Saturday, November 30, 2013

Songs of the day

The Kooks "Naive"

Gotye "Somebody that I used to know"

Friday, November 29, 2013

"What did you expect?"

I love this post at Skepchick.

The whole point is, to expect and insist on more. Not to accept the status quo, but to ask why not better?

Thursday, November 28, 2013


I cried for hours until I worked up a massive headache, cried until sleep won out, then lucky me, woke with insomnia at 3am to cry more. My eyelids are puffy like a boxer's after a losing fight, and I feel sick and sad and I still have more tears.

He is gone, no more will he be waiting for me on the fence post, for a stroke and then to bound ahead of me, leading me down the path to home.

I loved that cat, loved him more than I should.

The thing about loving your pets is that you can lavish affection on them, and it's not complicated - it's straightforward and reciprocal as far as they are able. They're not playing games, or afraid to show their feelings, or trying to humour or trick you. No subterfuge, no malice.

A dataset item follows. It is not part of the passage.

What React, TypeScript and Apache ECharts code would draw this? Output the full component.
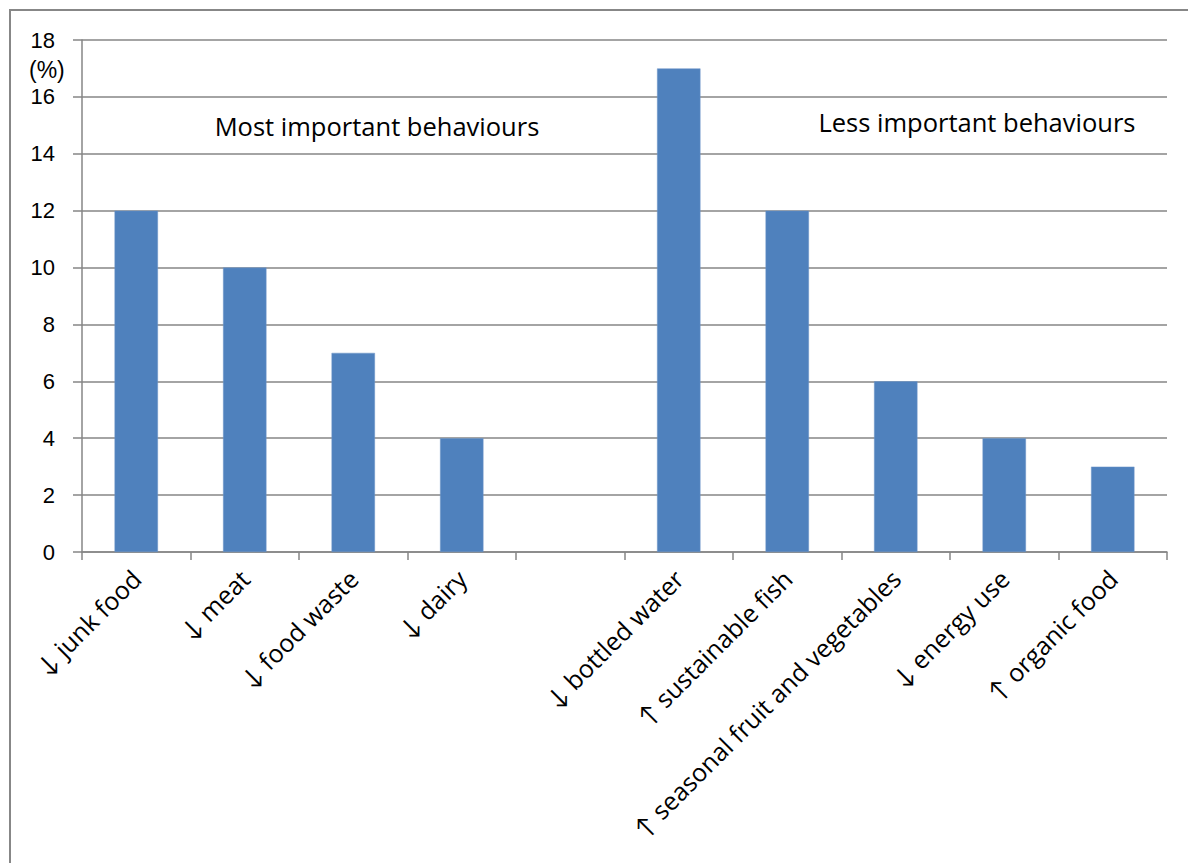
import React, { useEffect, useRef } from "react";
import * as echarts from "echarts";

const categories = [
  "↓ junk food",
  "↓ meat",
  "↓ food waste",
  "↓ dairy",
  "",
  "↓ bottled water",
  "↑ sustainable fish",
  "↑ seasonal fruit and vegetables",
  "↓ energy use",
  "↑ organic food",
];
const shares: (number | null)[] = [12, 10, 7, 4, null, 17, 12, 6, 4, 3];
const yTicks = { min: 0, max: 18, interval: 2 };
const unitLabel = "(%)";
const groupLabels = ["Most important behaviours", "Less important behaviours"];

const FONT = "'Open Sans', Lato, sans-serif";
// compact face for the crowded value axis
const AXIS_FONT = "'Liberation Sans', Arial, sans-serif";
const GRID_LEFT = 82;
const GRID_RIGHT = 1188 - 1167;
const GRID_TOP = 40;
const GRID_BOTTOM = 863 - 552;

export default function App() {
  const ref = useRef<HTMLDivElement>(null);

  useEffect(() => {
    if (!ref.current) return;
    const chart = echarts.init(ref.current, undefined, { renderer: "svg" });
    chart.setOption({
      animation: false,
      backgroundColor: "#ffffff",
      textStyle: { fontFamily: FONT, color: "#000" },
      grid: { left: GRID_LEFT, right: GRID_RIGHT, top: GRID_TOP, bottom: GRID_BOTTOM },
      xAxis: {
        type: "category",
        data: categories,
        boundaryGap: true,
        axisLine: { lineStyle: { color: "#868686", width: 1.5 } },
        axisTick: { show: true, alignWithLabel: false, length: 8, lineStyle: { color: "#868686", width: 1.5 } },
        axisLabel: {
          rotate: 45,
          interval: 0,
          margin: 22,
          fontSize: 25,
          fontFamily: FONT,
          color: "#000",
        },
      },
      yAxis: {
        type: "value",
        min: yTicks.min,
        max: yTicks.max,
        interval: yTicks.interval,
        axisLine: { show: true, lineStyle: { color: "#868686", width: 1.5 } },
        axisTick: { show: true, length: 9, lineStyle: { color: "#868686", width: 1.5 } },
        splitLine: { lineStyle: { color: "#868686", width: 1.5 } },
        axisLabel: { margin: 27, fontSize: 22, fontFamily: AXIS_FONT, color: "#000" },
      },
      series: [
        {
          type: "bar",
          data: shares,
          barWidth: "40%",
          itemStyle: { color: "#4F81BD", borderColor: "#6f97c8", borderWidth: 0.5 },
        },
      ],
      graphic: [
        {
          type: "rect",
          shape: { x: 10, y: 10, width: 1200, height: 900 },
          style: { fill: "none", stroke: "#878787", lineWidth: 2 },
          silent: true,
        },
        {
          type: "text",
          x: 29,
          y: 70,
          style: { text: unitLabel, font: `23px ${AXIS_FONT}`, fill: "#000", textVerticalAlign: "middle" },
        },
        {
          type: "text",
          x: 377,
          y: 126,
          style: {
            text: groupLabels[0],
            font: `25.5px ${FONT}`,
            fill: "#000",
            textAlign: "center",
            textVerticalAlign: "middle",
          },
        },
        {
          type: "text",
          x: 977,
          y: 122,
          style: {
            text: groupLabels[1],
            font: `25.5px ${FONT}`,
            fill: "#000",
            textAlign: "center",
            textVerticalAlign: "middle",
          },
        },
      ],
    });
    return () => chart.dispose();
  }, []);

  return (
    <div
      ref={ref}
      style={{ position: "fixed", left: 0, top: 0, width: 1188, height: 863 }}
    />
  );
}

In Curzie's eyes, I think I was an idiot human, but I was his idiot human.

And now he is dead, and he will bring me joy no longer.

Wednesday, November 27, 2013


It isn't really a good sign when you wake up feeling a bit ill and you feel happy and hopeful that you might be becoming sick enough to stay home from work.


 Off-topic: the song in my head this morning. Fratellis "Whistle for the choir".

Monday, November 25, 2013

The chill

I am still with a chill of heart
I want to shrivel
withdraw into the warmth of numbness
into the calm of absence.

Don't bring me back to you
where I need to think and move and care.

I want to eat, to crunch, to taste,
to feel that comforting filling
soft, sweetness and texture
But I mustn't. And I don't.

I wish I could sink inside
somewhere out of sight.
Here I am with voices
and motion all around
and it shreds me thin.

I sit dulled and static
I long for sleep and silence,
the dissolve of self.

I will be better when
I force myself up
and get started
I know I will. I always am.

So go on then.
So GO ON then.

Sunday, November 24, 2013

Helpful net

Sometimes I wonder why people bring their problems to the internet and think they are foolish for doing so. But actually I have found it useful myself.

For quite a while, a male colleague had been gradually pushing my personal boundaries by touching me and saying flirty things. None of it was hugely awful but it was getting worse and it was distressing me daily. Telling my partner was a good way to vent but didn't motivate me to confront the problem.

It was only when I moaned online to friends that I came to the point of addressing the situation, because I didn't want to be the person who complains but does nothing. I got validation and advice, and I knew I had to act on it. I took my courage in my hands and told him to stop. And he has. No more unwanted surprise neck-rubs.

Sigh. If only I had realised it was that simple to stop him.

Not that he should have been doing those things in the first place.


This is the first post I have ever written using my mobile. Am I a luddite, I wonder?

I want to write more. It is something I find rewarding. Also I told some friends about it in a moment of honesty and so I have reawakened my interest in it.

I re-read almost the whole blog, all seven years of it over the past couple of days and I feel that happy about it. It has some really interesting (to me) memory promptings and it is very much mine. My audience has always been primarily me.

(I hate my phone's interface. I had to come back to edit this on my laptop.)

Wednesday, November 20, 2013


I come from a line of strong women. Domineering women. Admirable women. Flinty women.

My gran was one such. She was formidable, a typical Yorkshire horsewoman, hard as nails and stonily judgemental. (She had some flaws too!)

She combined this outspoken harshness with an oddly passive-aggressive treatment of us, her family, and an aching sweetness rarely glimpsed. My mum is like her sometimes - but deathly afraid of that side of her character.

Me too. Me too. That fear at least helps control it.

But what she had was grit. She was the kind of woman who would break her ribs hunting, but finish the day out nonetheless. I'm not getting into the ethics of fox-hunting, but believe me, she would have, and would never concede an inch on that (or anything).

Horses were her passion: she bred them and rode all her life. When she was 70 and could no longer ride, we bought her an exercise cart and she learnt to drive (she had driven cart-horses in her youth, but this was show-driving). Foolishly we had expected her just to potter with the pony, but she was soon competing locally.

She taught her daughters and grand-children to ride and to have grit.

I was taught that you never ever let go of the reins if you fall from your horse, no matter what. The only time I can remember her being truly proud of me was after I was dragged halfway up a gritted road, my pony having shied at a plastic bag. I should have been paying more attention obviously, but by god, I had grit. Literally. Embedded from knee to thigh.

Thursday, November 14, 2013

Mike's stone-walling

So he should open up and talk to someone.